Johannesburg: The chief executive of the Jozi Stars franchise in South Africa rose to the defence of underfire Chris Gayle on Tuesday, describing the West Indian batsman as “sensitive”.
The 40-year-old Gayle waved goodbye to South Africa’s Mzansi Super League on Monday with a stormy press conference in which he complained “I don’t get respect”.
It marked the end of a pitiful campaign for the former West Indies captain whose Johannesburg-based team, the defending champions in the Twenty20 championship, have yet to win a game in the current campaign. Gayle scored just 101 runs in six innings, which included a blistering 54 off 27 deliveries in Monday’s defeat by Tshwane Spartans.
Jono Leaf-Wright, Chief Executive of Central Gauteng Cricket and the franchise, defended Gayle in an interview with The Star newspaper.

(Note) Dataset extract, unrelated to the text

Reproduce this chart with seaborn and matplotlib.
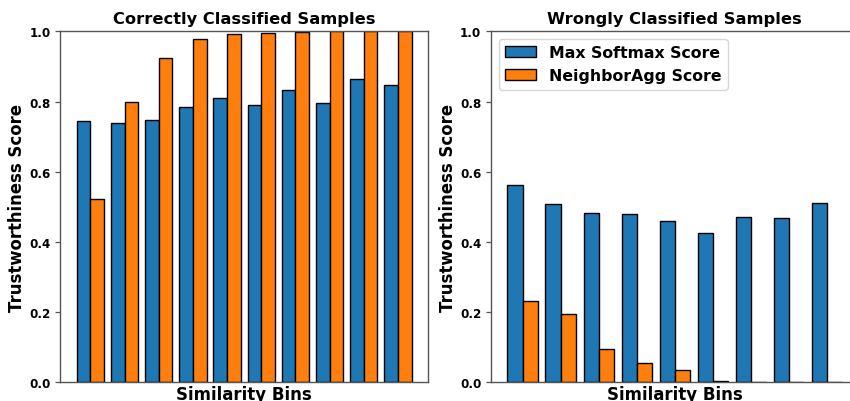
import numpy as np
import pandas as pd
import matplotlib
matplotlib.use("Agg")
import matplotlib.pyplot as plt
import seaborn as sns

# ---- data ----
series_names = ["Max Softmax Score", "NeighborAgg Score"]
correct_softmax = [0.744, 0.740, 0.746, 0.783, 0.810, 0.791, 0.834, 0.797, 0.865, 0.846]
correct_neighbor = [0.523, 0.799, 0.925, 0.979, 0.993, 0.995, 0.999, 1.000, 1.000, 1.000]
wrong_softmax = [0.563, 0.508, 0.482, 0.479, 0.460, 0.425, 0.472, 0.467, 0.512]
wrong_neighbor = [0.232, 0.194, 0.094, 0.054, 0.034, 0.004, 0.001, 0.0, 0.0]
titles = ["Correctly Classified Samples", "Wrongly Classified Samples"]
xlabel = "Similarity Bins"
ylabel = "Trustworthiness Score"
yticks = [0.0, 0.2, 0.4, 0.6, 0.8, 1.0]
colors = ["#1f77b4", "#ff7f0e"]


def long_df(a, b):
    n = len(a)
    return pd.DataFrame({
        "bin": list(range(n)) * 2,
        "score": list(a) + list(b),
        "series": [series_names[0]] * n + [series_names[1]] * n,
    })


plt.rcParams["font.family"] = ["DejaVu Sans"]
plt.rcParams["font.weight"] = "bold"

W, H = 850, 402
fig = plt.figure(figsize=(W / 100, H / 100), dpi=100)

ax_w = 368.3 / W
ax_h = 351.0 / H
ax_b = (H - 383.3) / H
ax1 = fig.add_axes([60.0 / W, ax_b, ax_w, ax_h])
ax2 = fig.add_axes([490.7 / W, ax_b, ax_w, ax_h])

datasets = [(correct_softmax, correct_neighbor), (wrong_softmax, wrong_neighbor)]
for ax, (a, b), title in zip([ax1, ax2], datasets, titles):
    df = long_df(a, b)
    sns.barplot(data=df, x="bin", y="score", hue="series", hue_order=series_names,
                palette=colors, saturation=1, width=0.8, edgecolor="black",
                linewidth=1.0, errorbar=None, ax=ax)
    n = len(a)
    span = (n - 1) + 0.8
    m = 0.05 * span
    ax.set_xlim(-0.4 - m, n - 1 + 0.4 + m)
    ax.set_ylim(0, 1.0)
    ax.set_xticks([])
    ax.set_yticks(yticks)
    ax.set_yticklabels([f"{t:.1f}" for t in yticks], fontsize=8.6, fontweight="bold")
    ax.tick_params(axis="y", length=3.5, width=0.9, color="#555555", pad=3.2)
    for s in ax.spines.values():
        s.set_color("#555555")
        s.set_linewidth(1.0)
    ax.set_title(title, fontsize=11.7, fontweight="bold")
    ax.set_xlabel(xlabel, fontsize=12.0, fontweight="bold", labelpad=2)
    ax.set_ylabel(ylabel, fontsize=11.9, fontweight="bold", labelpad=2.5)

ax1.get_legend().remove()
leg = ax2.get_legend()
handles, labels = ax2.get_legend_handles_labels()
leg.remove()
ax2.legend(handles, labels, loc="upper left",
           prop={"size": 11.3, "weight": "bold"})

fig.savefig("out.png", dpi=100)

“In Chris’ head, he feels that when he doesn’t perform, because there are such expectations, from the franchise, the fans, that he’s the reason the team is not performing.
“I know Chris well, he seems like he’s the big character, lots of bravado, the swag and all that stuff but he’s actually a sensitive guy, and unfortunately, when he doesn’t perform he really takes it to heart. He’s certainly no burden on our side.”
In his farewell press conference, Gayle had also taken a swipe at the way the Stars had performed, hinting at off-field problems.
“This is not a champion team,” he complained. “That is not how defending champions should play.”
Responding to Gayle’s assertion that the spirit in the dressing room was not the same as it had been in their winning season, Leaf-Wright said it might have been a man-management issue.
“As manager last year I looked after Chris personally,” said Leaf-Wright.
“Maybe he just hasn’t had the same attention and TLC that maybe I gave him last year because of my relationship with him.”
Gayle’s poor form and lack of mobility in the field were highlighted by critics as the West Indian failed to live up to his billing as one of the competition’s “marquee” players who are paid a reported 1.2-million rand (about $82,000) for a full season.